From my Writing Room
Copyright © 2022 by Uwe Bahr
In the main German news yesterday (September 16), a commentary said that Russia is waging an economic war against Europe. This is now the usual choice of words in most of the media in my home country – not much better than elsewhere. But they know very well how untrue this phrasing is, for the sanctions have been initiated by the Europeans and the Americans as a reaction to the Russian invasion of Ukraine, while the responding Russia is accused by the German government of breach of treaty in trade relations.
In reality, the Europeans are shooting themselves in their own foot. What were they thinking the Russian reaction would be if the country was hit with one sanction package after another?
Anyone who trades with Russia does not at the same time make himself an accomplice in the Ukraine war. If this were true, then Germany – and not only Germany – would have been an accomplice in countless wars so many times. The Americans in particular have instigated so many wars of aggression that even German history cannot keep pace. But no Western European country, let alone Germany, has ever started an economic war because of this.

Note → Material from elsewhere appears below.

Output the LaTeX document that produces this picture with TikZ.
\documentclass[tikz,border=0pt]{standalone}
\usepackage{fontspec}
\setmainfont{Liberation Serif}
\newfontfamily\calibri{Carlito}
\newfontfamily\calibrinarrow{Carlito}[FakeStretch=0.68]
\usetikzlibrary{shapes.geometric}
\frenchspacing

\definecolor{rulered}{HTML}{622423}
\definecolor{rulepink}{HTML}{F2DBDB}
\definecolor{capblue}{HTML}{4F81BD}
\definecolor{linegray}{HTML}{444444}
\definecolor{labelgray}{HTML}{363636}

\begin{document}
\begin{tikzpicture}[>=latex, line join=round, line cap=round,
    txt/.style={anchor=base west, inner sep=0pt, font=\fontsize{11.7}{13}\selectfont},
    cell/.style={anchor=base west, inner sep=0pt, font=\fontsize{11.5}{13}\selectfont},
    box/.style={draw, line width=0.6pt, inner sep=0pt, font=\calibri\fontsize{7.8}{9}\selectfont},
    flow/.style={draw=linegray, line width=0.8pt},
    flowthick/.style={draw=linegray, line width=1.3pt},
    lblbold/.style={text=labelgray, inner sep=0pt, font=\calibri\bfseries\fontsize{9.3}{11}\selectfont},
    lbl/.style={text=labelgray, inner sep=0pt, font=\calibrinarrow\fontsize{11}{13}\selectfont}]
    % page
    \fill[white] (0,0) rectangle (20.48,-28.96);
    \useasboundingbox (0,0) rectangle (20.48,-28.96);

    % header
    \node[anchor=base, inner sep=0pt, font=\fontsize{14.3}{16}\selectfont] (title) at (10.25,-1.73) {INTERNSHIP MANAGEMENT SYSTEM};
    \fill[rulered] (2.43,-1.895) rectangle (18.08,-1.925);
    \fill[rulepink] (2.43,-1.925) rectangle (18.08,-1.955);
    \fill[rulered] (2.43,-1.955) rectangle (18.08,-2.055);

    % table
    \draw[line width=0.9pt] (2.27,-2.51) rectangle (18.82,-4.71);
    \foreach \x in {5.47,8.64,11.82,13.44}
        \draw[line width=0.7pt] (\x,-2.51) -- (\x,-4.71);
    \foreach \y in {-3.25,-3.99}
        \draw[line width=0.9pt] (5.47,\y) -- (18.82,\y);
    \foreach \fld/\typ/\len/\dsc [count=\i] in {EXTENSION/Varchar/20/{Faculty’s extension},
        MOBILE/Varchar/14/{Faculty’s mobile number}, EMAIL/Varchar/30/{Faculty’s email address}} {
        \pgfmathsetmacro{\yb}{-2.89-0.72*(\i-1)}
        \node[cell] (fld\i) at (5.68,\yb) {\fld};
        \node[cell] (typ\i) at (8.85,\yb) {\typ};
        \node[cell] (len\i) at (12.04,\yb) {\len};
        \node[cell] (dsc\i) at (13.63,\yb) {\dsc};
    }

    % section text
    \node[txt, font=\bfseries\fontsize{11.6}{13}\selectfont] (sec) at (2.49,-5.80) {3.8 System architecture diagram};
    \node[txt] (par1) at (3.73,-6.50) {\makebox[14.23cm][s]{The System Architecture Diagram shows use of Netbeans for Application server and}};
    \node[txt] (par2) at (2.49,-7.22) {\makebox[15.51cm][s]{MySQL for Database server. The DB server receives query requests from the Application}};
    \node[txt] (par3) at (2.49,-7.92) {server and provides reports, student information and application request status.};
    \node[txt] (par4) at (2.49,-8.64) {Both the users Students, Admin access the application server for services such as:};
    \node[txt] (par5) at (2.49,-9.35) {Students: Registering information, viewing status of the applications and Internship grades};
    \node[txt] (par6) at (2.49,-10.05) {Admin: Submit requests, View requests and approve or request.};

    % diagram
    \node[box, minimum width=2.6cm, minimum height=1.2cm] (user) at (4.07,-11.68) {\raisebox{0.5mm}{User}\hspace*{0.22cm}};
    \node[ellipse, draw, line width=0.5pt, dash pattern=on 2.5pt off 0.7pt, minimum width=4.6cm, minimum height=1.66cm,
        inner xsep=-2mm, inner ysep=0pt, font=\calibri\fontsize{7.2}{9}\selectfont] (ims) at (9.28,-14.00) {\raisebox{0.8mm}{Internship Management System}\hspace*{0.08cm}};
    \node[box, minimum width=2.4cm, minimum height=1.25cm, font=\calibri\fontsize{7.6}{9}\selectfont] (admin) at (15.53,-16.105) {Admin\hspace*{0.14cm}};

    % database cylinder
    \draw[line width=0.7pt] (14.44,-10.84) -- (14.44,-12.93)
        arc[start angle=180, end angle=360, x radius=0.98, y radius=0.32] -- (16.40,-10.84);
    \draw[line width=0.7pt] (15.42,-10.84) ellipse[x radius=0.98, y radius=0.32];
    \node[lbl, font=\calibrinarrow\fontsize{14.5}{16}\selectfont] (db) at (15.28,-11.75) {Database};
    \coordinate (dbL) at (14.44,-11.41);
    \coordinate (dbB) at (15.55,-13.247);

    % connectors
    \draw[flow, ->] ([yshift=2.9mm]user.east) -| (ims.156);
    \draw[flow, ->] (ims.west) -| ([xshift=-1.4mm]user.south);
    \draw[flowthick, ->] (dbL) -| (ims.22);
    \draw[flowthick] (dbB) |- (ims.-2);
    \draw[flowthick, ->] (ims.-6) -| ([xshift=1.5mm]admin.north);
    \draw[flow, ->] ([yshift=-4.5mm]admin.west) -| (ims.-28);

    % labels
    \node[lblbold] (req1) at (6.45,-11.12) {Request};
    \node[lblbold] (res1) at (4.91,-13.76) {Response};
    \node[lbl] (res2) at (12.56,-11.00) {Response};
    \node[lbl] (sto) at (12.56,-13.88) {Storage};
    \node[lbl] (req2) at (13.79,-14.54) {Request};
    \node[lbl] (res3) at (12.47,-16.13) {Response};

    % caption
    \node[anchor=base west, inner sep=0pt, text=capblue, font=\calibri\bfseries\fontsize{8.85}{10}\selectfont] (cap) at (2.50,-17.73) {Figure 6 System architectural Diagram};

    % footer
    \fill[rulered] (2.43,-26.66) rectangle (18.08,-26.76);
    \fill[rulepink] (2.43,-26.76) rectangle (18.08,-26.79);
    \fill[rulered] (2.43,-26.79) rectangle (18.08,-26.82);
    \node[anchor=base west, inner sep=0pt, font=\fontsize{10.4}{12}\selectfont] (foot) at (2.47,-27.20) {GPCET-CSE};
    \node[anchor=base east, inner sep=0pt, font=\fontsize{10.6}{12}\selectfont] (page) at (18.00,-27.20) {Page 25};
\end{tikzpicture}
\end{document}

It is Germany that has to pay the highest price for the nonsensical sanctions, while the Americans rub their hands. Not only can they now sell their dirty fracking gas to Europe, but thanks to low energy prices and the discriminatory deregulation of workers’ rights in their own country, they will also become even more profitable as an industrial destination for companies from overseas. Whether the U.S. has a real interest in ending the war in Ukraine as soon as possible is at least open to doubt.
I hope for resistance from the German people not to let their own government rob them of their livelihood. It would not be the first time in our history that pressure from the street forces a government to resign or an entire system to collapse.
From my perspective, only non-violent protest can bring about a change to rationality, hopefully without playing into the hands of right-wing populists as in the USA. But the situation is not much better in many other countries: Millions of people in the developed world are susceptible to dangerous populist slogans because they have legitimate concerns and feel abandoned by politicians from moderate camps who are more intertwined with the interests of big business than actually contributing to a solution for the world’s pressing problems – such as man-made climate change – with the necessary resolve.
These are the consequences of a globalization that no one imagined 30 years ago.